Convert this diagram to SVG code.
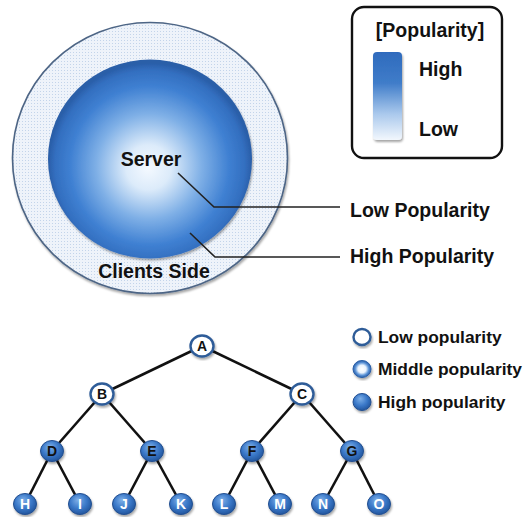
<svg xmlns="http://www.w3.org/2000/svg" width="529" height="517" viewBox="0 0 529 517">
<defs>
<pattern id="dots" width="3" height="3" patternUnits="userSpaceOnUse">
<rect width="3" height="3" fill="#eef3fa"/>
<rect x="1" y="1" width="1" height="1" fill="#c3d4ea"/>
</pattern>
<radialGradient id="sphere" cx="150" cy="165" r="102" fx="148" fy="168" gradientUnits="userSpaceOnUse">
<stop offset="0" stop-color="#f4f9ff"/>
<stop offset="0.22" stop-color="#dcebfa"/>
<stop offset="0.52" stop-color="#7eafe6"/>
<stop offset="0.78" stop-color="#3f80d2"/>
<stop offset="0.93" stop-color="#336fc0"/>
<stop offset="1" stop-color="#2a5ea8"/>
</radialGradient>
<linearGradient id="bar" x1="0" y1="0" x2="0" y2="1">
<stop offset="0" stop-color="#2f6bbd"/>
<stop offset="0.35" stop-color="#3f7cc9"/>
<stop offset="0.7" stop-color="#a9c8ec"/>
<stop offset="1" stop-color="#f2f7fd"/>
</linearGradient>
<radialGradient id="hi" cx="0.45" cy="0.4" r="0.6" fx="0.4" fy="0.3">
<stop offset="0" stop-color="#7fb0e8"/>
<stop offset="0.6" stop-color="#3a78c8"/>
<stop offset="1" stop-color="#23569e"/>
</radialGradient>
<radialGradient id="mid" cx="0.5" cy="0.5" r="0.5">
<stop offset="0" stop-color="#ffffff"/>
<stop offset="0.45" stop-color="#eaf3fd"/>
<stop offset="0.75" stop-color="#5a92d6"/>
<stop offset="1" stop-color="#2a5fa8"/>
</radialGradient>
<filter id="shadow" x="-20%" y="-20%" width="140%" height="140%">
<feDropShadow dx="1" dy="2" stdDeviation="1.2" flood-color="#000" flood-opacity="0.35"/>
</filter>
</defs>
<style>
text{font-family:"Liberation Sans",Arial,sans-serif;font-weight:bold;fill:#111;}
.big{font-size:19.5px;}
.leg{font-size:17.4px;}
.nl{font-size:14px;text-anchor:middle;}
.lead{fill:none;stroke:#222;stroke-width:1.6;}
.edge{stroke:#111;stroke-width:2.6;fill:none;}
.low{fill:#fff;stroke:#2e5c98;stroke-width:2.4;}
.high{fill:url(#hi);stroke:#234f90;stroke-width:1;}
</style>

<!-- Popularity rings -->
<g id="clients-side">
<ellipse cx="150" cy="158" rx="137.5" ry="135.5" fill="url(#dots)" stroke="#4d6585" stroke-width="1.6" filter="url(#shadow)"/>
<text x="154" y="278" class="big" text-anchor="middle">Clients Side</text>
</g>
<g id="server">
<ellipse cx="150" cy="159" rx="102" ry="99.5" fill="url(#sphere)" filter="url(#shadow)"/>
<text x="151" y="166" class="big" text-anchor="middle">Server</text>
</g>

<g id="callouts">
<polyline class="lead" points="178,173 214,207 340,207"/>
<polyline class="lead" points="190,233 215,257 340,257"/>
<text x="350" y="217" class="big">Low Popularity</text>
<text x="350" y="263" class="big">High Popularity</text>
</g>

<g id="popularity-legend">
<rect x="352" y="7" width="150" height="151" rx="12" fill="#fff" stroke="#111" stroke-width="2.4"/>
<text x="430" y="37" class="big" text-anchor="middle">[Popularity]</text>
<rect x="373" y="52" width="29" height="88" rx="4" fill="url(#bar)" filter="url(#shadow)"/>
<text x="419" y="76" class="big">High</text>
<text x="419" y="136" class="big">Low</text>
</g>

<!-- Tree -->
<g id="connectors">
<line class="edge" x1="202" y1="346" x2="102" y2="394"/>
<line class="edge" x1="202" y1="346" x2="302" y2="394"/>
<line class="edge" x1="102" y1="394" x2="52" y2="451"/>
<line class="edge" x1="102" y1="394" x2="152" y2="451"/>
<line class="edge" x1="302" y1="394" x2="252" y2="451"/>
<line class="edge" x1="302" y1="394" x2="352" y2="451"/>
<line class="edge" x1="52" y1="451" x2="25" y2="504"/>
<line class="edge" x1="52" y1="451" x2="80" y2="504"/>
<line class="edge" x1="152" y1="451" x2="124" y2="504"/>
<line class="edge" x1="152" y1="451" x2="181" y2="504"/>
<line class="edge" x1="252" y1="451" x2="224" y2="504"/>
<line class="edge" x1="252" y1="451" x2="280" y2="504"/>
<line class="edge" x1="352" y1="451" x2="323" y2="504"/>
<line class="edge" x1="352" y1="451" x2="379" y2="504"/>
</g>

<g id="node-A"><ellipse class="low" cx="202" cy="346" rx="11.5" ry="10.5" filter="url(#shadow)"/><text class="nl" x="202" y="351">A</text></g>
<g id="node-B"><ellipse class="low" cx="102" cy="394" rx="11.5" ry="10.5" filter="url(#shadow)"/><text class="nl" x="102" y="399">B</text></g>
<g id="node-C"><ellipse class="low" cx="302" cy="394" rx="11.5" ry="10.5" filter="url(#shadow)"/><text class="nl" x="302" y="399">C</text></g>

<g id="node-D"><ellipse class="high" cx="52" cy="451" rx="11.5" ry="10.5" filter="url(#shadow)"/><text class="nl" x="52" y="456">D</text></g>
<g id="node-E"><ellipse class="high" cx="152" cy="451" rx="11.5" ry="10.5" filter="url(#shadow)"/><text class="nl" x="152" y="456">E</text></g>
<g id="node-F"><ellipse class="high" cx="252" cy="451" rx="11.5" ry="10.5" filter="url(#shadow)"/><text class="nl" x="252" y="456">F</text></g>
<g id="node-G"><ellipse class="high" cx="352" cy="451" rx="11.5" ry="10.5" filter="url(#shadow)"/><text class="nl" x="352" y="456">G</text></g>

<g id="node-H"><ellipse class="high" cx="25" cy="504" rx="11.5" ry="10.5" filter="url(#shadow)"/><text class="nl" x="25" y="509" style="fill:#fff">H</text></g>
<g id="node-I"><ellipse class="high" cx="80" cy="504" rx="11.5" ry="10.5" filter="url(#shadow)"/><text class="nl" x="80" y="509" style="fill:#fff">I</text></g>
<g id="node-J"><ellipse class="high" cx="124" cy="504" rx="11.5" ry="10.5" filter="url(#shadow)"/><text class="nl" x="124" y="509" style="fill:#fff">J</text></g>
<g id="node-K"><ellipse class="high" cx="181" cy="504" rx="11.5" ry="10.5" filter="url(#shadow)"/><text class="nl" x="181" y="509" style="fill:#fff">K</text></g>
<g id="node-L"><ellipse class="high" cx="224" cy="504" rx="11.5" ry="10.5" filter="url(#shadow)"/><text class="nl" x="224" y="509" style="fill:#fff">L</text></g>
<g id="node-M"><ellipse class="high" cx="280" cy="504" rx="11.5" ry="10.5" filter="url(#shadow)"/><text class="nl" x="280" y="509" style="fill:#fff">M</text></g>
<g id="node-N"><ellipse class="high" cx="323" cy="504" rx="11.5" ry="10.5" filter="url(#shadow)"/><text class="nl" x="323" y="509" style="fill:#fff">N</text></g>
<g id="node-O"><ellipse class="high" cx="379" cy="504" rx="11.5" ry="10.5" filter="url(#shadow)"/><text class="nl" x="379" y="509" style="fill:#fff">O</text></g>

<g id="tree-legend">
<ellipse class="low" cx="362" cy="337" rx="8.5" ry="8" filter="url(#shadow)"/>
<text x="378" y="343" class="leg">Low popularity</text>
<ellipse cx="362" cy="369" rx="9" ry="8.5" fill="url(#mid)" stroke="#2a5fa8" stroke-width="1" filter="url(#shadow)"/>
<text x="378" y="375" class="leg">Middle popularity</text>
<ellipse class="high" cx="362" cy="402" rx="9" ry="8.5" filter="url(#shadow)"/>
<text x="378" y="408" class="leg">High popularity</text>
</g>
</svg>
:::::
» **WHAT THE TASK ASKS**:
Copy the material above in full and exactly, skipping pictures.

» **EXPECTED OUTPUT**:
Convert this diagram to SVG code.
<svg xmlns="http://www.w3.org/2000/svg" width="529" height="517" viewBox="0 0 529 517">
<defs>
<pattern id="dots" width="3" height="3" patternUnits="userSpaceOnUse">
<rect width="3" height="3" fill="#eef3fa"/>
<rect x="1" y="1" width="1" height="1" fill="#c3d4ea"/>
</pattern>
<radialGradient id="sphere" cx="150" cy="165" r="102" fx="148" fy="168" gradientUnits="userSpaceOnUse">
<stop offset="0" stop-color="#f4f9ff"/>
<stop offset="0.22" stop-color="#dcebfa"/>
<stop offset="0.52" stop-color="#7eafe6"/>
<stop offset="0.78" stop-color="#3f80d2"/>
<stop offset="0.93" stop-color="#336fc0"/>
<stop offset="1" stop-color="#2a5ea8"/>
</radialGradient>
<linearGradient id="bar" x1="0" y1="0" x2="0" y2="1">
<stop offset="0" stop-color="#2f6bbd"/>
<stop offset="0.35" stop-color="#3f7cc9"/>
<stop offset="0.7" stop-color="#a9c8ec"/>
<stop offset="1" stop-color="#f2f7fd"/>
</linearGradient>
<radialGradient id="hi" cx="0.45" cy="0.4" r="0.6" fx="0.4" fy="0.3">
<stop offset="0" stop-color="#7fb0e8"/>
<stop offset="0.6" stop-color="#3a78c8"/>
<stop offset="1" stop-color="#23569e"/>
</radialGradient>
<radialGradient id="mid" cx="0.5" cy="0.5" r="0.5">
<stop offset="0" stop-color="#ffffff"/>
<stop offset="0.45" stop-color="#eaf3fd"/>
<stop offset="0.75" stop-color="#5a92d6"/>
<stop offset="1" stop-color="#2a5fa8"/>
</radialGradient>
<filter id="shadow" x="-20%" y="-20%" width="140%" height="140%">
<feDropShadow dx="1" dy="2" stdDeviation="1.2" flood-color="#000" flood-opacity="0.35"/>
</filter>
</defs>
<style>
text{font-family:"Liberation Sans",Arial,sans-serif;font-weight:bold;fill:#111;}
.big{font-size:19.5px;}
.leg{font-size:17.4px;}
.nl{font-size:14px;text-anchor:middle;}
.lead{fill:none;stroke:#222;stroke-width:1.6;}
.edge{stroke:#111;stroke-width:2.6;fill:none;}
.low{fill:#fff;stroke:#2e5c98;stroke-width:2.4;}
.high{fill:url(#hi);stroke:#234f90;stroke-width:1;}
</style>

<!-- Popularity rings -->
<g id="clients-side">
<ellipse cx="150" cy="158" rx="137.5" ry="135.5" fill="url(#dots)" stroke="#4d6585" stroke-width="1.6" filter="url(#shadow)"/>
<text x="154" y="278" class="big" text-anchor="middle">Clients Side</text>
</g>
<g id="server">
<ellipse cx="150" cy="159" rx="102" ry="99.5" fill="url(#sphere)" filter="url(#shadow)"/>
<text x="151" y="166" class="big" text-anchor="middle">Server</text>
</g>

<g id="callouts">
<polyline class="lead" points="178,173 214,207 340,207"/>
<polyline class="lead" points="190,233 215,257 340,257"/>
<text x="350" y="217" class="big">Low Popularity</text>
<text x="350" y="263" class="big">High Popularity</text>
</g>

<g id="popularity-legend">
<rect x="352" y="7" width="150" height="151" rx="12" fill="#fff" stroke="#111" stroke-width="2.4"/>
<text x="430" y="37" class="big" text-anchor="middle">[Popularity]</text>
<rect x="373" y="52" width="29" height="88" rx="4" fill="url(#bar)" filter="url(#shadow)"/>
<text x="419" y="76" class="big">High</text>
<text x="419" y="136" class="big">Low</text>
</g>

<!-- Tree -->
<g id="connectors">
<line class="edge" x1="202" y1="346" x2="102" y2="394"/>
<line class="edge" x1="202" y1="346" x2="302" y2="394"/>
<line class="edge" x1="102" y1="394" x2="52" y2="451"/>
<line class="edge" x1="102" y1="394" x2="152" y2="451"/>
<line class="edge" x1="302" y1="394" x2="252" y2="451"/>
<line class="edge" x1="302" y1="394" x2="352" y2="451"/>
<line class="edge" x1="52" y1="451" x2="25" y2="504"/>
<line class="edge" x1="52" y1="451" x2="80" y2="504"/>
<line class="edge" x1="152" y1="451" x2="124" y2="504"/>
<line class="edge" x1="152" y1="451" x2="181" y2="504"/>
<line class="edge" x1="252" y1="451" x2="224" y2="504"/>
<line class="edge" x1="252" y1="451" x2="280" y2="504"/>
<line class="edge" x1="352" y1="451" x2="323" y2="504"/>
<line class="edge" x1="352" y1="451" x2="379" y2="504"/>
</g>

<g id="node-A"><ellipse class="low" cx="202" cy="346" rx="11.5" ry="10.5" filter="url(#shadow)"/><text class="nl" x="202" y="351">A</text></g>
<g id="node-B"><ellipse class="low" cx="102" cy="394" rx="11.5" ry="10.5" filter="url(#shadow)"/><text class="nl" x="102" y="399">B</text></g>
<g id="node-C"><ellipse class="low" cx="302" cy="394" rx="11.5" ry="10.5" filter="url(#shadow)"/><text class="nl" x="302" y="399">C</text></g>

<g id="node-D"><ellipse class="high" cx="52" cy="451" rx="11.5" ry="10.5" filter="url(#shadow)"/><text class="nl" x="52" y="456">D</text></g>
<g id="node-E"><ellipse class="high" cx="152" cy="451" rx="11.5" ry="10.5" filter="url(#shadow)"/><text class="nl" x="152" y="456">E</text></g>
<g id="node-F"><ellipse class="high" cx="252" cy="451" rx="11.5" ry="10.5" filter="url(#shadow)"/><text class="nl" x="252" y="456">F</text></g>
<g id="node-G"><ellipse class="high" cx="352" cy="451" rx="11.5" ry="10.5" filter="url(#shadow)"/><text class="nl" x="352" y="456">G</text></g>

<g id="node-H"><ellipse class="high" cx="25" cy="504" rx="11.5" ry="10.5" filter="url(#shadow)"/><text class="nl" x="25" y="509" style="fill:#fff">H</text></g>
<g id="node-I"><ellipse class="high" cx="80" cy="504" rx="11.5" ry="10.5" filter="url(#shadow)"/><text class="nl" x="80" y="509" style="fill:#fff">I</text></g>
<g id="node-J"><ellipse class="high" cx="124" cy="504" rx="11.5" ry="10.5" filter="url(#shadow)"/><text class="nl" x="124" y="509" style="fill:#fff">J</text></g>
<g id="node-K"><ellipse class="high" cx="181" cy="504" rx="11.5" ry="10.5" filter="url(#shadow)"/><text class="nl" x="181" y="509" style="fill:#fff">K</text></g>
<g id="node-L"><ellipse class="high" cx="224" cy="504" rx="11.5" ry="10.5" filter="url(#shadow)"/><text class="nl" x="224" y="509" style="fill:#fff">L</text></g>
<g id="node-M"><ellipse class="high" cx="280" cy="504" rx="11.5" ry="10.5" filter="url(#shadow)"/><text class="nl" x="280" y="509" style="fill:#fff">M</text></g>
<g id="node-N"><ellipse class="high" cx="323" cy="504" rx="11.5" ry="10.5" filter="url(#shadow)"/><text class="nl" x="323" y="509" style="fill:#fff">N</text></g>
<g id="node-O"><ellipse class="high" cx="379" cy="504" rx="11.5" ry="10.5" filter="url(#shadow)"/><text class="nl" x="379" y="509" style="fill:#fff">O</text></g>

<g id="tree-legend">
<ellipse class="low" cx="362" cy="337" rx="8.5" ry="8" filter="url(#shadow)"/>
<text x="378" y="343" class="leg">Low popularity</text>
<ellipse cx="362" cy="369" rx="9" ry="8.5" fill="url(#mid)" stroke="#2a5fa8" stroke-width="1" filter="url(#shadow)"/>
<text x="378" y="375" class="leg">Middle popularity</text>
<ellipse class="high" cx="362" cy="402" rx="9" ry="8.5" filter="url(#shadow)"/>
<text x="378" y="408" class="leg">High popularity</text>
</g>
</svg>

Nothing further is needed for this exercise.